Mentre un po’ tutti i parlamentari  interessati hanno risposto positivamente all’appello, decisamente piccata la risposta della sottosegretaria al ministero dell’Economia che si dice “sorpresa: comprendo l’amarezza e la preoccupazione di tutti i lavoratori, ma desidero assicurare che, se fossi stata interpellata, non mi sarei sottratta al dialogo. La mia dedizione e impegno al servizio della comunità, a partire da Trieste, sono costanti”.

Tuttavia la Savino ci tiene a precisare che “il mio ruolo al Mef non include la gestione delle crisi d’impresa, poiché ricadono nell’ambito di competenza del ministero delle Imprese, che se ne sta occupando”. 

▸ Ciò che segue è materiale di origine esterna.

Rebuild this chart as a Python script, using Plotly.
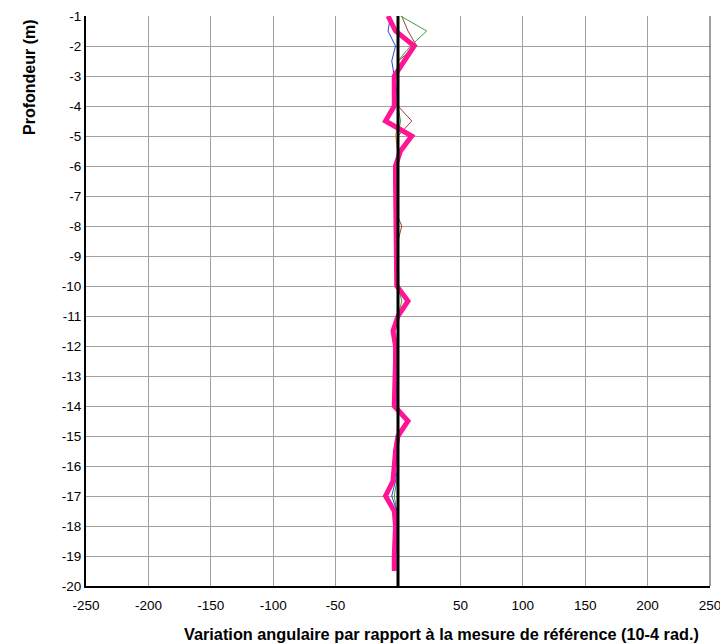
import plotly.graph_objects as go

depths = [-1 - 0.5 * i for i in range(38)]

magenta = [-8, -2, 13, 5, -3, -3, -3, -10, 11, 2, -2, -2, -2, -2, -2, -2, -2, -2,
           -1, 8, 0, -4, -2, -2, -2, -2, -3, 8, 0, -2, -3, -4, -10, -3, -2, -3, -3, -3]
blue = [-6, -8, -2, -5, -3, -1, 0, 0, 0, 0, 0, 0, 0, 0, 0, 0, 0, 0,
        0, 0, 0, 0, 0, 0, 0, 0, 0, 0, 0, 0, 0, -2, -5, -1, 0, 0, 0, 0]
green = [2, 23, 10, 0, 0, 0, 0, 2, 0, 0, 0, 0, 0, 0, 0, 0, 0, 0,
         0, 3, 0, 0, 0, 0, 0, 0, 0, 0, 0, 0, 0, -1, -3, -1, 0, 0, 0, 0]
brown = [3, 8, 15, 0, 0, 0, 0, 11, 0, 0, 0, 0, 0, -2, 3, 0, 0, 0,
         0, 0, 0, 0, 0, 0, 0, 0, 0, 0, 0, 0, 0, 0, 0, 0, 0, 0, 0, 0]
orange = [0, 0, 0, 0, 0, 0, 0, 0, -2, 0, 0, 0, 0, 0, 0, 0, 0, 0,
          0, 0, 0, 0, 0, 0, 0, 0, 0, 0, 0, 0, 0, 0, 0, 0, 0, 0, 0, 0]

x_ticks = [-250, -200, -150, -100, -50, 0, 50, 100, 150, 200, 250]
x_labels = ["-250", "-200", "-150", "-100", "-50", "", "50", "100", "150", "200", "250"]
y_ticks = [-1 - i for i in range(20)]
y_labels = [str(v) for v in y_ticks]

fig = go.Figure()
fig.add_trace(go.Scatter(x=orange, y=depths, mode="lines", line=dict(color="#e0a030", width=1)))
fig.add_trace(go.Scatter(x=brown, y=depths, mode="lines", line=dict(color="#a04030", width=1)))
fig.add_trace(go.Scatter(x=green, y=depths, mode="lines", line=dict(color="#40a040", width=1)))
fig.add_trace(go.Scatter(x=blue, y=depths, mode="lines", line=dict(color="#3040e0", width=1)))
fig.add_trace(go.Scatter(x=magenta, y=depths, mode="lines", line=dict(color="#ff1493", width=5)))
fig.add_trace(go.Scatter(x=[0, 0], y=[-1, -20], mode="lines", line=dict(color="black", width=3)))

font = "Liberation Sans, Arial, sans-serif"
fig.update_layout(
    width=720, height=644,
    margin=dict(l=86, r=10, t=16, b=58, autoexpand=False),
    plot_bgcolor="white", paper_bgcolor="white",
    showlegend=False,
    font=dict(family=font, size=13, color="black"),
    xaxis=dict(range=[-250, 250], tickvals=x_ticks, ticktext=x_labels,
               showgrid=True, gridcolor="#a0a0a0", gridwidth=1,
               zeroline=False, showline=True, linecolor="black", linewidth=2,
               mirror=False, ticks="", tickfont=dict(size=13.5),
               ticklabeloverflow="allow", automargin=False, ticklabelstandoff=6),
    yaxis=dict(range=[-20, -1], tickvals=y_ticks, ticktext=y_labels,
               showgrid=True, gridcolor="#a0a0a0", gridwidth=1,
               zeroline=False, showline=True, linecolor="black", linewidth=2,
               ticks="", tickfont=dict(size=13.5), automargin=False),
    shapes=[
        dict(type="line", xref="paper", yref="paper", x0=1, x1=1, y0=0, y1=1,
             line=dict(color="#404040", width=1)),
    ],
    annotations=[
        dict(text="<b>Profondeur (m)</b>", xref="paper", yref="paper",
             x=-0.0897, y=0.893, xanchor="center", yanchor="middle",
             textangle=-90, showarrow=False, font=dict(size=16)),
        dict(text="<b>Variation angulaire par rapport à la mesure de référence (10-4 rad.)</b>",
             xref="paper", yref="paper", x=0.569, y=-0.084, xanchor="center", yanchor="middle",
             showarrow=False, font=dict(size=16.3)),
    ],
)
fig.write_html("out.html")
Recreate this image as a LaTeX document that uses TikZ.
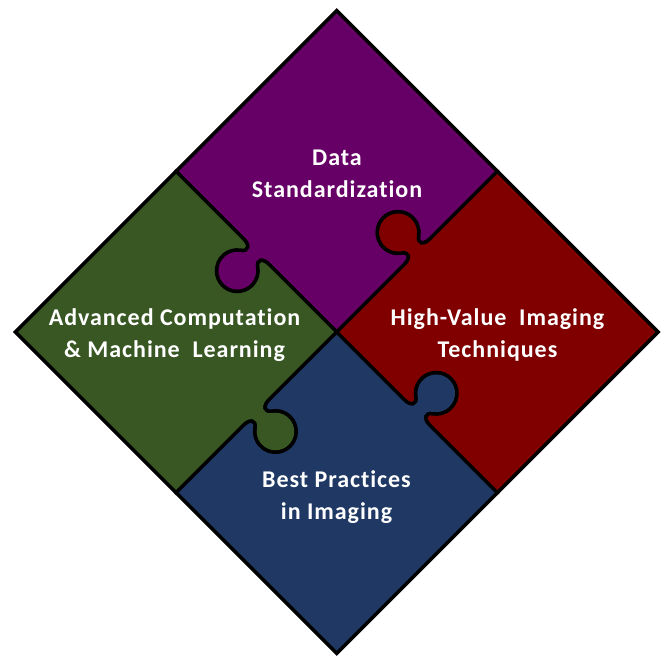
\documentclass[tikz,border=0pt]{standalone}
\usepackage{fontspec}
\setmainfont{Carlito}[Ligatures={NoCommon}, LetterSpace=4]
\definecolor{cpurple}{RGB}{102,0,102}
\definecolor{cred}{RGB}{128,0,0}
\definecolor{cblue}{RGB}{31,56,100}
\definecolor{cgreen}{RGB}{56,87,35}
\newcommand\sidelen{227.3}
\newcommand\midpt{113.7}
\newcommand\piecepath{(0,0) -- (\midpt-18,0) .. controls (\midpt-9,0) and (\midpt-5.5,5.4) .. (\midpt-12,10) arc[start angle=234.78, end angle=-54.78, radius=20.81] .. controls (\midpt+5.5,5.4) and (\midpt+9,0) .. (\midpt+18,0) -- (\sidelen,0) -- (\sidelen,\sidelen) -- (0,\sidelen) -- (0,\midpt+18) .. controls (0,\midpt+9) and (-5.4,\midpt+5.5) .. (-10,\midpt+12) arc[start angle=35.22, end angle=324.78, radius=20.81] .. controls (-5.4,\midpt-5.5) and (0,\midpt-9) .. (0,\midpt-18) -- cycle}
\begin{document}
\begin{tikzpicture}[x=1pt,y=1pt,
  piece/.style={draw=black, line width=3.5pt, line join=miter},
  lbl/.style={text=white, font=\fontsize{24}{31.5}\selectfont\bfseries, align=center, inner sep=0pt}]
\useasboundingbox (0,0) rectangle (663,657);
\begin{scope}[shift={(336.75,325)}]
  \path[piece, fill=cpurple, rotate=45] \piecepath;
  \path[piece, fill=cgreen, rotate=135] \piecepath;
  \path[piece, fill=cblue, rotate=225] \piecepath;
  \path[piece, fill=cred, rotate=315] \piecepath;
\end{scope}
\node[lbl] (top) at (337,483) {Data\\Standardization};
\node[lbl] (right) at (497.5,322) {High-Value\ \ Imaging\\Techniques};
\node[lbl] (left) at (174.5,322) {Advanced Computation\\\&~Machine\ \ Learning};
\node[lbl] (bottom) at (336.5,160) {Best Practices\\in Imaging};
\end{tikzpicture}
\end{document}
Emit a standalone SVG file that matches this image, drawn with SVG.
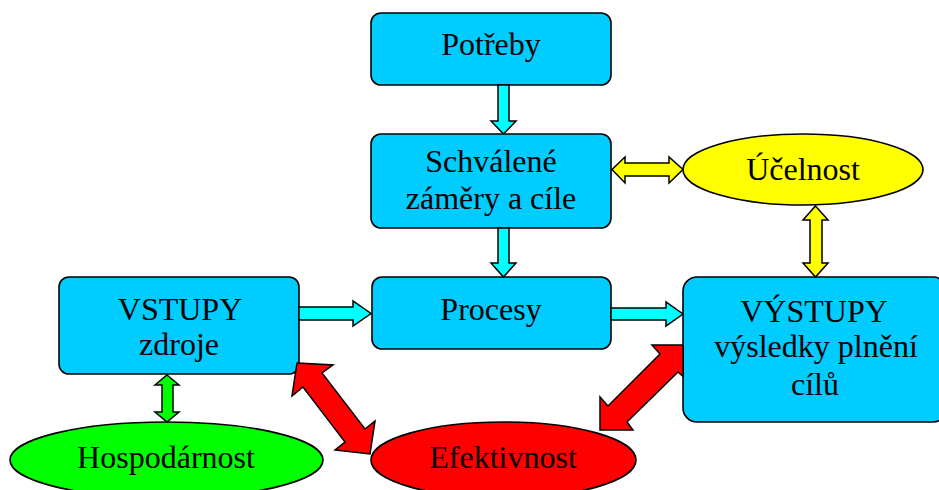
<svg xmlns="http://www.w3.org/2000/svg" width="939" height="490" viewBox="0 0 939 490">
  <style>
    .box { fill: #00CCFF; stroke: #000; stroke-width: 1.6; }
    .lbl { font-family: "Liberation Serif", "Times New Roman", serif; font-size: 32px; fill: #000; text-anchor: middle; }
    .arr { stroke: #000; stroke-width: 1.5; stroke-linejoin: miter; }
    .cyan { fill: #00FFFF; }
    .yellow { fill: #FFFF00; }
    .green { fill: #00FF00; }
    .red { fill: #FF0000; }
  </style>
  <rect width="939" height="490" fill="#fff"/>

  <!-- nodes -->
  <g id="potreby">
    <rect class="box" x="371" y="13" width="240" height="72" rx="10"/>
    <text class="lbl" x="491" y="55">Potřeby</text>
  </g>
  <g id="zamery">
    <rect class="box" x="371" y="134" width="240" height="94" rx="10"/>
    <text class="lbl" x="491" y="172">Schválené</text>
    <text class="lbl" x="491" y="209">záměry a cíle</text>
  </g>
  <g id="procesy">
    <rect class="box" x="372" y="277" width="239" height="72" rx="10"/>
    <text class="lbl" x="491" y="320">Procesy</text>
  </g>
  <g id="vstupy">
    <rect class="box" x="59" y="277" width="240" height="97" rx="10"/>
    <text class="lbl" x="180" y="320">VSTUPY</text>
    <text class="lbl" x="179" y="355">zdroje</text>
  </g>
  <g id="vystupy">
    <rect class="box" x="683" y="277" width="264" height="145" rx="14"/>
    <text class="lbl" x="814" y="322">VÝSTUPY</text>
    <text class="lbl" x="816" y="357">výsledky plnění</text>
    <text class="lbl" x="815" y="395">cílů</text>
  </g>
  <g id="ucelnost">
    <ellipse cx="803" cy="169.5" rx="120" ry="35.5" fill="#FFFF00" stroke="#000" stroke-width="1.6"/>
    <text class="lbl" x="803" y="180">Účelnost</text>
  </g>
  <g id="hospodarnost">
    <ellipse cx="166.5" cy="460" rx="156.5" ry="38" fill="#00FF00" stroke="#000" stroke-width="1.6"/>
    <text class="lbl" x="166" y="468">Hospodárnost</text>
  </g>
  <g id="efektivnost">
    <ellipse cx="503.5" cy="460" rx="132.5" ry="38" fill="#FF0000" stroke="#000" stroke-width="1.6"/>
    <text class="lbl" x="503" y="468">Efektivnost</text>
  </g>

  <!-- connectors -->
  <g id="connectors">
    <!-- Potřeby -> Schválené záměry -->
    <polygon class="arr cyan" points="498,85 509,85 509,121 516,121 503.5,134 491,121 498,121"/>
    <!-- Schválené záměry -> Procesy -->
    <polygon class="arr cyan" points="498,228 509,228 509,263 516,263 503.5,277 491,263 498,263"/>
    <!-- VSTUPY -> Procesy -->
    <polygon class="arr cyan" points="299,307 353,307 353,301 371,313.5 353,326 353,320 299,320"/>
    <!-- Procesy -> VÝSTUPY -->
    <polygon class="arr cyan" points="611,308 666,308 666,302 683,314 666,326 666,320 611,320"/>
    <!-- Schválené záměry <-> Účelnost -->
    <polygon class="arr yellow" points="612,169.5 625,157 625,163 669,163 669,157 683,169.5 669,183 669,176 625,176 625,183"/>
    <!-- Účelnost <-> VÝSTUPY -->
    <polygon class="arr yellow" points="815.5,206 828,220 822,220 822,263 828,263 815.5,277 803,263 810,263 810,220 803,220"/>
    <!-- VSTUPY <-> Hospodárnost -->
    <polygon class="arr green" points="167,375 179,385 173,385 173,412 179,412 167,422 155,412 162,412 162,385 155,385"/>
    <!-- VSTUPY <-> Efektivnost -->
    <polygon class="arr red" points="297,363 333,365 322,373 365,429 375,421 370,454 335,450 345,442 303,387 292,396"/>
    <!-- Efektivnost <-> VÝSTUPY -->
    <polygon class="arr red" points="652,345 683,345 683,376.4 678,372 627,422 633,430 600,430 600,397 608,406 660,354"/>
  </g>
</svg>
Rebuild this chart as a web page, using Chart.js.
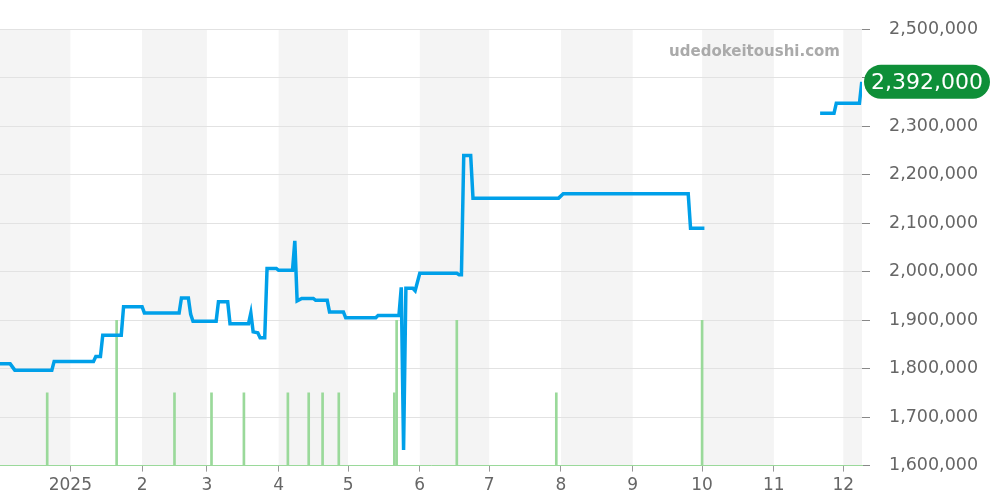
<!DOCTYPE html>
<html>
<head>
<meta charset="utf-8">
<script src="https://cdn.jsdelivr.net/npm/chart.js@4"></script>
<style>
  html, body { margin: 0; padding: 0; background: #fff; }
  #wrap { width: 1000px; height: 500px; }
</style>
</head>
<body>
<div id="wrap"><canvas id="price"></canvas></div>
<script>
// price line (null = no data)
var priceDates = [
    '2024-12-01', '2024-12-06', '2024-12-08', '2024-12-24', '2024-12-25', '2025-01-11', '2025-01-12',
    '2025-01-14', '2025-01-15', '2025-01-23', '2025-01-24', '2025-02-01', '2025-02-02', '2025-02-17',
    '2025-02-18', '2025-02-21', '2025-02-22', '2025-02-23', '2025-03-05', '2025-03-06', '2025-03-10',
    '2025-03-11', '2025-03-19', '2025-03-20', '2025-03-21', '2025-03-23', '2025-03-24', '2025-03-26',
    '2025-03-27', '2025-03-31', '2025-04-01', '2025-04-07', '2025-04-08', '2025-04-09', '2025-04-11',
    '2025-04-16', '2025-04-17', '2025-04-22', '2025-04-23', '2025-04-29', '2025-04-30', '2025-05-13',
    '2025-05-14', '2025-05-23', '2025-05-24', '2025-05-25', '2025-05-26', '2025-05-29', '2025-05-30',
    '2025-06-01', '2025-06-17', '2025-06-18', '2025-06-19', '2025-06-20', '2025-06-23', '2025-06-24',
    '2025-07-31', '2025-08-02', '2025-09-25', '2025-09-26', '2025-10-02', '2025-10-03', '2025-11-21',
    '2025-11-27', '2025-11-28', '2025-12-08', '2025-12-09'
];
var priceValues = [
    1810000, 1810000, 1797000, 1797000, 1815000, 1815000, 1825000,
    1825000, 1869000, 1869000, 1928000, 1928000, 1915000, 1915000,
    1946000, 1946000, 1912000, 1898000, 1898000, 1938000, 1938000,
    1893000, 1893000, 1915000, 1876000, 1874000, 1864000, 1864000,
    2007000, 2007000, 2003000, 2003000, 2064000, 1940000, 1945000,
    1945000, 1941000, 1941000, 1917000, 1917000, 1905000, 1905000,
    1910000, 1910000, 1968000, 1632000, 1966000, 1966000, 1961000,
    1997000, 1997000, 1994000, 1994000, 2240000, 2240000, 2152000,
    2152000, 2161000, 2161000, 2090000, 2090000, null, 2327000,
    2327000, 2348000, 2348000, 2392000
];

// trade counts
var volumeDates = [
    '2024-12-22', '2025-01-21', '2025-02-15', '2025-03-03', '2025-03-17', '2025-04-05', '2025-04-14',
    '2025-04-20', '2025-04-27', '2025-05-21', '2025-05-22', '2025-06-17', '2025-07-30', '2025-10-01'
];
var volumeValues = [1, 2, 1, 1, 1, 1, 1, 1, 1, 1, 2, 2, 1, 2];

// month ticks
var monthStarts = [
    '2025-01-01', '2025-02-01', '2025-03-01', '2025-04-01', '2025-05-01', '2025-06-01',
    '2025-07-01', '2025-08-01', '2025-09-01', '2025-10-01', '2025-11-01', '2025-12-01'
];
var monthLabels = ['2025', '2', '3', '4', '5', '6', '7', '8', '9', '10', '11', '12'];
var bandStarts = ['2024-12-01'].concat(monthStarts, ['2026-01-01']);

var yTicks = [1600000, 1700000, 1800000, 1900000, 2000000, 2100000, 2200000, 2300000, 2400000, 2500000];

// days since 2024-12-01
function dayNo(s) {
    var p = s.split('-');
    return (Date.UTC(+p[0], +p[1] - 1, +p[2]) - Date.UTC(2024, 11, 1)) / 86400000;
}

var pricePoints = priceDates.map(function (d, i) { return { x: dayNo(d), y: priceValues[i] }; });
var volumePoints = volumeDates.map(function (d, i) { return { x: dayNo(d), y: volumeValues[i] }; });
var lastPrice = priceValues[priceValues.length - 1];

// alternating month background
var bands = {
    id: 'bands',
    beforeDraw: function (chart) {
        var ctx = chart.ctx, a = chart.chartArea, xs = chart.scales.x;
        ctx.save();
        ctx.fillStyle = '#f4f4f4';
        for (var i = 0; i < bandStarts.length - 1; i += 2) {
            var l = Math.max(a.left, xs.getPixelForValue(dayNo(bandStarts[i])));
            var r = Math.min(a.right, xs.getPixelForValue(dayNo(bandStarts[i + 1])));
            if (r > l) ctx.fillRect(l, a.top, r - l, a.bottom - a.top);
        }
        ctx.restore();
    }
};

// watermark + last price badge
var extras = {
    id: 'extras',
    afterDraw: function (chart) {
        var ctx = chart.ctx, a = chart.chartArea;
        ctx.save();
        ctx.font = 'bold 15px "DejaVu Sans"';
        ctx.fillStyle = '#aaaaaa';
        ctx.textAlign = 'right';
        ctx.textBaseline = 'middle';
        ctx.fillText('udedokeitoushi.com', a.right - 22, 52);

        var y = chart.scales.y.getPixelForValue(lastPrice);
        var x0 = a.right + 2, w = 126, h = 34, r = 17;
        ctx.fillStyle = '#0e8f38';
        ctx.beginPath();
        ctx.roundRect(x0, y - h / 2, w, h, r);
        ctx.fill();
        ctx.fillStyle = '#ffffff';
        ctx.font = '22px "DejaVu Sans"';
        ctx.textAlign = 'center';
        ctx.fillText(lastPrice.toLocaleString('en-US'), x0 + w / 2, y + 1);
        ctx.restore();
    }
};

var ctx = document.getElementById('price').getContext('2d');
var chart = new Chart(ctx, {
    data: {
        datasets: [{
            type: 'line',
            label: 'price',
            data: pricePoints,
            borderColor: '#00a0e9',
            borderWidth: 3.5,
            pointRadius: 0,
            tension: 0,
            spanGaps: false,
            yAxisID: 'y',
            order: 1
        }, {
            type: 'bar',
            label: 'volume',
            data: volumePoints,
            backgroundColor: '#9ad99a',
            barThickness: 2,
            yAxisID: 'y2',
            order: 2
        }]
    },
    options: {
        responsive: true,
        maintainAspectRatio: false,
        animation: false,
        layout: { padding: { top: 23, left: 0, right: 0, bottom: 0 } },
        plugins: {
            legend: { display: false },
            tooltip: { enabled: false }
        },
        scales: {
            x: {
                type: 'linear',
                min: 0.6,
                max: 373.1,
                offset: false,
                afterBuildTicks: function (scale) {
                    scale.ticks = monthStarts.map(function (d) { return { value: dayNo(d) }; });
                },
                ticks: {
                    autoSkip: false,
                    maxRotation: 0,
                    padding: 4,
                    color: '#666',
                    font: { family: 'DejaVu Sans', size: 17 },
                    callback: function (v, i) { return monthLabels[i]; }
                },
                grid: { offset: false, drawOnChartArea: false, tickLength: 6, color: '#999' },
                border: { color: '#9ad99a', dash: [1, 1] }
            },
            y: {
                position: 'right',
                min: 1600000,
                max: 2500000,
                afterBuildTicks: function (scale) {
                    scale.ticks = yTicks.map(function (v) { return { value: v }; });
                },
                afterFit: function (scale) { scale.width = 138; },
                ticks: {
                    padding: 19,
                    color: '#666',
                    font: { family: 'DejaVu Sans', size: 17.5 },
                    callback: function (v) { return v.toLocaleString('en-US'); }
                },
                grid: { color: '#e2e2e2', tickLength: 8, tickColor: '#888' },
                border: { display: false }
            },
            y2: {
                display: false,
                min: 0,
                max: 6
            }
        }
    },
    plugins: [bands, extras]
});
</script>
</body>
</html>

Cara ex-onorevole, due appunti al suo ragionamento. Il primo: per sentirsi coinvolta in una vicenda talmente rilevante come la crisi di Wartsila non occorre certo “essere interpellati”, ma, a nostro modesto avviso, occorre muoversi direttamente ed in prima persona se, come correttamente affermato, si sta al governo per servire, in primo luogo, gli interessi della propria comunità. 

Il secondo:  il “giochetto” di scaricare al Mimt ogni responsabilità sulla gestione della crisi appare, francamente, risibile. Nessuno le chiede miracoli!  Però un’azione pressante e continua di interessamento, come quella posta in essere in tutta questa vicenda dall’assessore regionale al Lavoro Rosolen, ci pare assolutamente doverosa, come ci è parso doveroso che il sindacato ne abbia, polemicamente, evidenziato la sua totale assenza, almeno sino ad ora.  Come si dice in casi del genere, alla prossima e speriamo di vedere, finalmente, una luce in fondo al tunnel.